Worm Moon and Vanishing into Something Better

Emily Stone

 

Leaves are stripped of valuable resources before they fall, and then bacteria and fungi empty their cells further while under the snow. Only tough cellulose remains. Photo by Emily Stone.
Leaves are stripped of valuable resources before they fall, and then bacteria and fungi empty their cells further while under the snow. Only tough cellulose remains. Photo by Emily Stone.
Resourceful, one-cell-thick leaves allow water to soak directly into moss. Photo by Emily Stone.
Resourceful, one-cell-thick leaves allow water to soak directly into moss. Photo by Emily Stone.
Oak leaf: An oak leaf holds a puddle that reflects the sky lace of the twigs where it once lived. Photo by Emily Stone.
Oak leaf: An oak leaf holds a puddle that reflects the sky lace of the twigs where it once lived. Photo by Emily Stone.

Something about spring sends me toward my shelf full of Mary Oliver books. In particular, I’ve been pulling out her older works, and ones I rarely open. My copy of Twelve Moons was purchased used, and the tape around its edges is yellowing and peeling back like the rind of ice on local lakes. 

The first poem, “Sleeping in the Forest,” has long been one of my favorites. Its last line, “by morning I had vanished at least a dozen times into something better,” makes me think that by lying down in the moss I could eventually evaporate into the sky. Someday maybe I will. 

When I arrived at the end of the book I didn’t recognize the final poem, “Worm Moon.” It had not previously spoken to me. But this week, when I read, “In March the earth remembers its own name. Everywhere the plates of the snow are cracking…And the name of every place is joyful,” I had to smile. Skimming along on snow-becoming-slush during my last ski of the season; watching green moss appear on the cut bank of my driveway; turning my face to the bright sun and the full moon…the Worm Moon has been joyful. 

From my friends in southern Wisconsin, I know that the worms must be active there because the woodcocks are back. These little shorebirds don’t forage on the beach. They stick their long, sensitive bill into the wetland soil, open just the tip, and nab whatever writhes deep in the mud. 
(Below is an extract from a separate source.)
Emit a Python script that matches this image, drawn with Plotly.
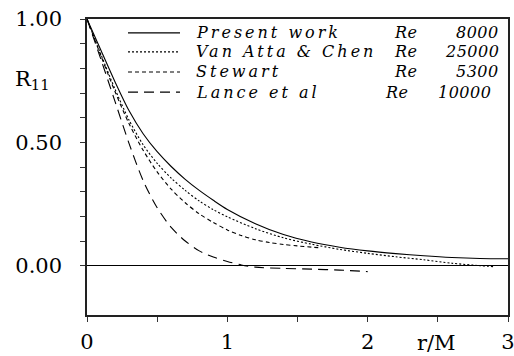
import plotly.graph_objects as go

# Longitudinal velocity correlation R11 versus separation r/M
present_x = [0, 0.1, 0.2, 0.3, 0.4, 0.5, 0.6, 0.7, 0.8, 0.9, 1.0, 1.2, 1.4, 1.6,
             1.8, 2.0, 2.2, 2.4, 2.6, 2.8, 3.0]
present_r = [1.0, 0.872, 0.745, 0.628, 0.535, 0.462, 0.402, 0.35, 0.305, 0.265, 0.228,
             0.17, 0.126, 0.096, 0.075, 0.06, 0.049, 0.04, 0.033, 0.029, 0.028]

vanatta_x = [0, 0.1, 0.2, 0.3, 0.4, 0.5, 0.6, 0.7, 0.8, 0.9, 1.0, 1.2, 1.4, 1.6,
             1.8, 2.0, 2.2, 2.4, 2.6, 2.8, 2.9]
vanatta_r = [1.0, 0.855, 0.715, 0.59, 0.49, 0.415, 0.355, 0.305, 0.262, 0.227, 0.198,
             0.15, 0.113, 0.087, 0.066, 0.05, 0.036, 0.024, 0.01, 0.0, -0.004]

stewart_x = [0, 0.1, 0.2, 0.3, 0.4, 0.5, 0.6, 0.7, 0.8, 0.9, 1.0, 1.1, 1.2, 1.3,
             1.4, 1.5, 1.6, 1.65]
stewart_r = [1.0, 0.85, 0.705, 0.575, 0.468, 0.38, 0.31, 0.255, 0.21, 0.175, 0.145,
             0.122, 0.105, 0.094, 0.086, 0.08, 0.075, 0.073]

lance_x = [0, 0.1, 0.2, 0.3, 0.4, 0.5, 0.6, 0.7, 0.8, 0.9, 1.0, 1.1, 1.2, 1.4,
           1.6, 1.8, 2.0]
lance_r = [1.0, 0.835, 0.665, 0.495, 0.345, 0.235, 0.155, 0.1, 0.06, 0.035, 0.017,
           0.003, -0.006, -0.011, -0.014, -0.018, -0.024]

series_names = ["Present work", "Van Atta & Chen", "Stewart", "Lance et al"]
series_re = ["8000", "25000", "5300", "10000"]
series_dash = ["solid", "2px,2px", "4px,3px", "10px,6px"]

y_tick_vals = [round(0.1 * i, 1) for i in range(11)]
y_tick_text = ["0.00" if v == 0 else "0.50" if v == 0.5 else "1.00" if v == 1.0 else ""
               for v in y_tick_vals]
x_tick_vals = [0, 0.5, 1, 1.5, 2, 2.5, 3]
x_tick_text = ["0", "", "1", "", "2", "", "3"]

serif = "DejaVu Serif"

fig = go.Figure()
for xs, ys, dash in zip([present_x, vanatta_x, stewart_x, lance_x],
                        [present_r, vanatta_r, stewart_r, lance_r], series_dash):
    fig.add_trace(go.Scatter(x=xs, y=ys, mode="lines",
                             line=dict(color="black", width=1.1, dash=dash,
                                       shape="spline", smoothing=0.8),
                             showlegend=False, hoverinfo="skip"))

# Hand-drawn key: line samples plus italic labels in columns
row_y = [0.953, 0.889, 0.821, 0.753]
re_x = [0.725, 0.725, 0.725, 0.704]
num_x = [0.983, 0.983, 0.983, 0.964]
shapes = []
annotations = []
wide = '<span style="letter-spacing:3px">%s</span>'
tight = '<span style="letter-spacing:0.5px">%s</span>'
for i in range(4):
    shapes.append(dict(type="line", xref="paper", yref="paper",
                       x0=0.0974, x1=0.221, y0=row_y[i], y1=row_y[i],
                       line=dict(color="black", width=1.1, dash=series_dash[i])))
    annotations.append(dict(xref="paper", yref="paper", x=0.254, y=row_y[i],
                            xanchor="left", yanchor="middle", showarrow=False,
                            text="<i>" + wide % series_names[i] + "</i>",
                            font=dict(family=serif, size=16, color="black")))
    annotations.append(dict(xref="paper", yref="paper", x=re_x[i], y=row_y[i],
                            xanchor="left", yanchor="middle", showarrow=False,
                            text="<i>" + tight % "Re" + "</i>",
                            font=dict(family=serif, size=16, color="black")))
    annotations.append(dict(xref="paper", yref="paper", x=num_x[i], y=row_y[i],
                            xanchor="right", yanchor="middle", showarrow=False,
                            text="<i>" + tight % series_re[i] + "</i>",
                            font=dict(family=serif, size=16, color="black")))

annotations.append(dict(xref="paper", yref="paper", x=-0.1758, y=0.795,
                        xanchor="left", yanchor="middle", showarrow=False,
                        text="R<sub>11</sub>",
                        font=dict(family=serif, size=21, color="black")))
annotations.append(dict(xref="paper", yref="paper", x=0.831, y=-0.095,
                        xanchor="center", yanchor="middle", showarrow=False,
                        text="r/M",
                        font=dict(family=serif, size=21, color="black")))

fig.update_layout(
    width=514, height=356,
    margin=dict(l=87, r=6, t=19, b=41, autoexpand=False),
    paper_bgcolor="white", plot_bgcolor="white",
    shapes=shapes, annotations=annotations,
    xaxis=dict(range=[0, 3], tickvals=x_tick_vals, ticktext=x_tick_text,
               ticks="outside", ticklen=5, tickwidth=1, tickcolor="#333",
               showline=True, linecolor="#222", linewidth=1.5, mirror=True,
               showgrid=False, zeroline=False, ticklabelstandoff=2,
               ticklabeloverflow="allow", automargin=False,
               tickfont=dict(family=serif, size=21, color="black")),
    yaxis=dict(range=[-0.2, 1.0], tickvals=y_tick_vals, ticktext=y_tick_text,
               ticks="outside", ticklen=5, tickwidth=1, tickcolor="#333",
               showline=True, linecolor="#222", linewidth=1.5, mirror=True,
               showgrid=False, zeroline=True, zerolinecolor="black",
               zerolinewidth=1.2, ticklabelstandoff=14, automargin=False,
               tickfont=dict(family=serif, size=21, color="black")),
)

fig.write_html("out.html")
Birders practice their ninja skills when woodcocks get romantic. A male begins at dusk or dawn by “peenting” on his dancing ground. Then, without warning, he flies upward in a wide spiral and sideslips back down to his lek, making twittering sounds with his wings. The ninja skills come in as birders dart closer while he’s in the air, and hold their breath while he lands within arm’s reach. The lady woodcocks hides nearby and feigns indifference.

Whoever named the Worm Moon, though, must have lived farther south. Up here, not only are the worms still hiding beneath a foot of subsiding snow and the frost line, they aren’t native. Prior to plant nurseries transporting soil among roots, and fishermen dumping leftover bait on the shore, any native worms had been extirpated by the glaciers. 

Various resources list other names for the moons of March and April: Snowcrust Moon, Sugarbushing Moon, Maple Sap Boiling Moon, and Broken Snowshoe Moon are a few. As my friends slog through their sugarbushes to tap trees, and fire up their evaporators, these names feel more accurate.

“The season of curiosity is everlasting and the hour for adventure never ends…” continues the poem. I agreed, so I put Yaktrax on my muck boots and moseyed down the driveway.

Meltwater covered the ice, and in one small puddle the sky lace of bare twigs lay reflected. Oak and maple leaves cupped the water as if they hoped to gain the lichens’ power to wake up from winter. 

Moss was waking up in an emerald patch surrounded by snow. Resourceful, one-cell-thick leaves allow water to soak in directly to where it’s required. Moss doesn’t even have roots. They don’t need to suck resources out of the frozen ground. Their tiny rhizoids only serve to anchor them to the substrate. Moss does need a film of rain, or melting snow, to cover the outside of the leaf and act as a conduit for carbon dioxide to enter the leaf from the air. 

On the nearby snowbank, a faded maple leaf caught the sun. Unlike the moss, no chloroplasts remained. Bacteria and fungi working all winter underneath the snow had taken all but its toughest cellulose. They enrich the soil. Soon, sugars made by that leaf will rise again through the maple’s trunk and feed the bursting buds. Spring is the season when all must be stripped bare in order for life to thrive again. The snow, the ice, the leaves: all vanishing into something better.